Many people notice a distinct, clean scent immediately after a thunderstorm, and the answer to whether lightning has a smell is a clear yes. The electrical discharge of lightning generates a noticeable odor by altering the composition of the air. This characteristic scent is caused by a pale-blue gas called ozone, which is an allotrope of oxygen (\(\text{O}_3\)). While the smell is transient, its presence confirms a chemical reaction has occurred in the atmosphere.
The Chemistry Behind the Scent
The energy contained within a lightning bolt drives the creation of this unique atmospheric odor. A lightning strike can superheat the air along its path to temperatures soaring past 50,000 degrees Fahrenheit. This thermal energy and the electrical discharge split the stable diatomic oxygen molecules (\(\text{O}_2\)) into individual, highly reactive oxygen atoms (\(\text{O}\)).

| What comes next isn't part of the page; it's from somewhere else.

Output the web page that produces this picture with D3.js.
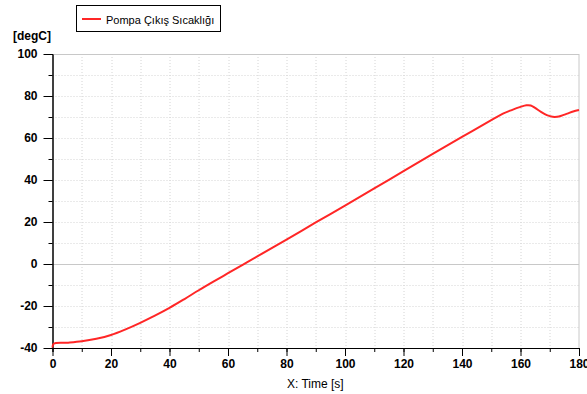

These single oxygen atoms are unstable and quickly seek to bond with other nearby molecules. Most free oxygen atoms rapidly combine with an intact \(\text{O}_2\) molecule, forming the triatomic ozone molecule (\(\text{O}_3\)). This process is highly localized, meaning the concentration of ozone is highest near the lightning strike. The heat also facilitates the reaction of nitrogen and oxygen, creating nitrogen oxides (\(\text{NO}_x\)), which contribute to the chemical signature of the post-storm air.
Describing the Ozone Scent
The resulting ozone gas has a pungent odor, often described as sharp, clean, or slightly metallic. Many people liken the smell to chlorine bleach or the air near a high-voltage electrical device, such as a photocopier, where ozone is also generated. This sensory experience is fleeting because ozone is unstable and quickly breaks down into the more common \(\text{O}_2\) molecule in the lower atmosphere.
The name of the gas reflects its sensory signature, as the chemical was named for its odor when first isolated. The word “ozone” comes from the Greek word ozein, which means “to smell.” Christian Friedrich Schönbein isolated the gas in 1839, noting its pungent odor was the same one smelled after a bolt of lightning. The smell is strongest immediately after a storm before the wind disperses the gas and it naturally decomposes.
The Health Context of Atmospheric Ozone
It is important to distinguish between the transient ozone from lightning and ozone that is a major air quality concern. While the chemical formula is identical, location determines its effect on human health, separating beneficial stratospheric ozone from harmful ground-level ozone. Stratospheric ozone, located high in the atmosphere, forms a protective layer that shields the planet from the sun’s ultraviolet radiation.
Ground-level ozone is a harmful air pollutant and is the main ingredient in smog. This low-lying ozone is primarily created by the reaction of sunlight with pollutants like nitrogen oxides and volatile organic compounds from car emissions and industrial sources. Breathing this ozone can irritate the respiratory system, worsening conditions such as asthma and causing inflammation and reduced lung function. The low concentration of ozone created by lightning is a short-lived, natural phenomenon and does not pose the same chronic health threat as the long-term, widespread pollution from anthropogenic sources.